Or cette confiance ne va pas toujours soi si l'on en juge d'après ces observations :

1) L'auto-surveillance sans compteurs autonomes n'est pas fiable : par exemple, le suivi des déchets entrant dans une décharge est assuré par l'exploitant au moyen d'une "analyse rapide" effectuée à l'arrivée des camions et permettant notamment, à partir de 1985, de s'assurer de la conformité du chargement avec notamment le bordereau de transport des déchets. Or, le Service de l'environnement industriel au Ministère reconnaît en 1989 que ces "analyses rapides" d'auto-surveillance soulèvent "des difficultés non encore résolues à l'heure actuelle" 742. Il faut dire que la "décharge modèle" de Montchanin, à cette date, a déjà fait parler d'elle.

2) Les compteurs d'auto-surveillance non agréés ne sont pas fiables : ainsi, certaines Agences de l'Eau on décidé de subventionner les équipements en instruments de mesure des pollutions. Si l'on reprend les taux de subvention de l'Agence RMC sur le 6ème programme (1992-1996) on s'aperçoit que le taux normal pour ces équipements (50 %) est déjà celui qui est le plus élevé parmi l'ensemble de ceux relatifs aux aides à l'investissement (35 % pour les autres). Or ce taux est porté au niveau record de 80 % lorsque le dispositif répond aux prescriptions de l'Agence. Cet écart révèle à lui-seul l'incertitude qui pèse sur les mesures effectuées par les appareils non agréés. Or, les responsables de l'Agence observent que les demandes de subventions sur ce poste sont particulièrement faibles.

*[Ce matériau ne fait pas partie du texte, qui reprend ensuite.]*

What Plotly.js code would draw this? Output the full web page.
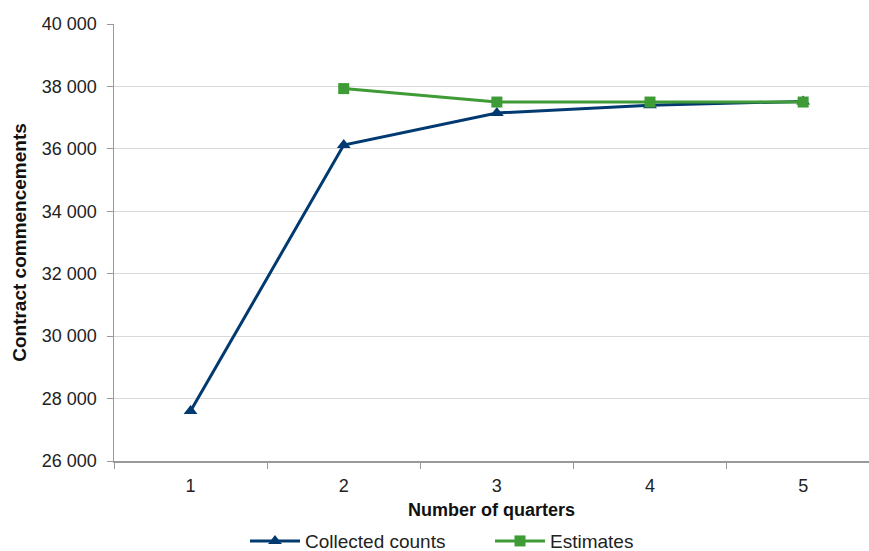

Imposée à une petite proportion d'installations administrativement autorisées et sujette à des "des difficultés non encore résolues à l'heure actuelle", l'auto-surveillance dépend finalement pour la fiabilité des résultats limités qu'elle produit, de contrôles ponctuels. Un inspecteur d'installation classée résume ainsi le dispositif : "Les DRIR font largement appel à l'auto-surveillance des industriels concernés, mais examinent avec sévérité toute dérive mettant en cause la confiance ainsi accordée."743 Il convient donc d'étudier les conditions de cet examen (visites d'installations, suivi de plaintes) puis l'ampleur de sa sévérité744.


2) Visites préventives et suivi des plaintes : le contrôle de la confiance

L'énoncé des droits dont sont dotés les inspecteurs d'installations classées par la loi et les règlements est toujours impressionnant et, pour certains, rassurant. Ils "peuvent visiter à tout moment les installations soumises à leur surveillance" (loi de 1976, art.13, al.2), se faire communiquer les résultats de l'auto-surveillance imposée par l'arrêté d'autorisation (decret n°77-1133, art.17, 3e al.). Les arrêtés d'autorisation peuvent comporter une clause autorisant les inspecteurs à faire procéder, aux frais des exploitants, à toutes les analyses complémentaires qu'elle estime utiles suite à un incident ou à une inobservation de l'arrêté (loi de 1976, art.6, al.2). Si des vérifications sont nécessaires ils peuvent ordonner des analyses et contrôles mis à la charge des exploitants et réalisés par des laboratoires ou organismes agréés à cet effet par arrêté du ministre de l'environnement après avis du conseil supérieur des installations classées (décret n°77-1133, art.40).

Cependant les approches strictement juridiques participent en l'occurence à l'entretien de certaines illusions. Ces droits en effet, toujours optionnels, donnent des moyens juridiques sans créer l'obligation de s'en servir. La pratique de la surveillance et ses effets, en toute légalité, dépend donc de l'esprit dans lequel sont réalisés les contrôles et des effectifs d'inspecteurs susceptibles de les exercer. Or, l'esprit normal des visites tient en deux mots : confiance et sensibilisation.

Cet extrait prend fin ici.